Hunter’s father, Richard, completed a two-year mission to South Korea. “He’s excited for me,” Hunter said. “My mom’s nervous.”
Hunter is the youngest of three, and the first to go on a mission. Missionaries don’t have a phone or computer, but they are able to email family once a week from an Internet café. They also Facetime/Skype twice a year, on Christmas and Mother’s Day.
The Mormon community in Sao Paolo is strong, with 88 wards or congregations and 120 missionaries. Hunter will be welcomed into a supportive community there, and his preparation for the mission has been extensive.
“All of my life, being a member of the church, I’ve been preparing,” he said. “I also did a missionary preparation class on the second Sunday of every month for the last year and a half now. And I went to early morning seminary, we had our Bible study class before high school every single day … from 6:15 to 7 o’clock.”
When he arrives in Sao Paulo, Hunter will spend six weeks at a training center to learn Portuguese and be introduced to the culture. He’ll also be assigned a partner who is a trainer.
“After the six weeks, I’ll start as a missionary, going to the church with the members and going out and preaching, but I’m assigned a trainer who will really teach me the ins and outs of everyday life where we are. There will be what they tell us at the training center, and there will be the real-world applications of what the trainer will teach me.”
Missionaries work in pairs, and they live independently in an apartment. In Hunter’s Sao Paulo mission, all missionaries walk to where they need to go. Other missions, Hunter explained, may use bicycles or even cars.

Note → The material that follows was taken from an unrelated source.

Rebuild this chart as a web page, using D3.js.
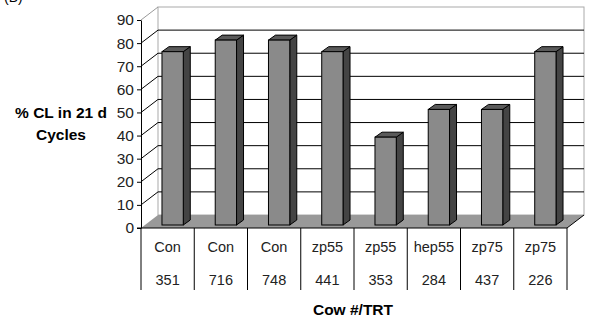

On a typical day, “I’ll have a study time where I’ll be reading the Bible and other books or scripture and then we’ll go what’s called ‘tracting’ and we’ll talk to people on the streets, have appointments and teach people in their homes and lots of service for people, doing whatever they need,” Hunter said. “I’m really looking forward to meeting others and learning more about Brazil and trying to help people, serving them.”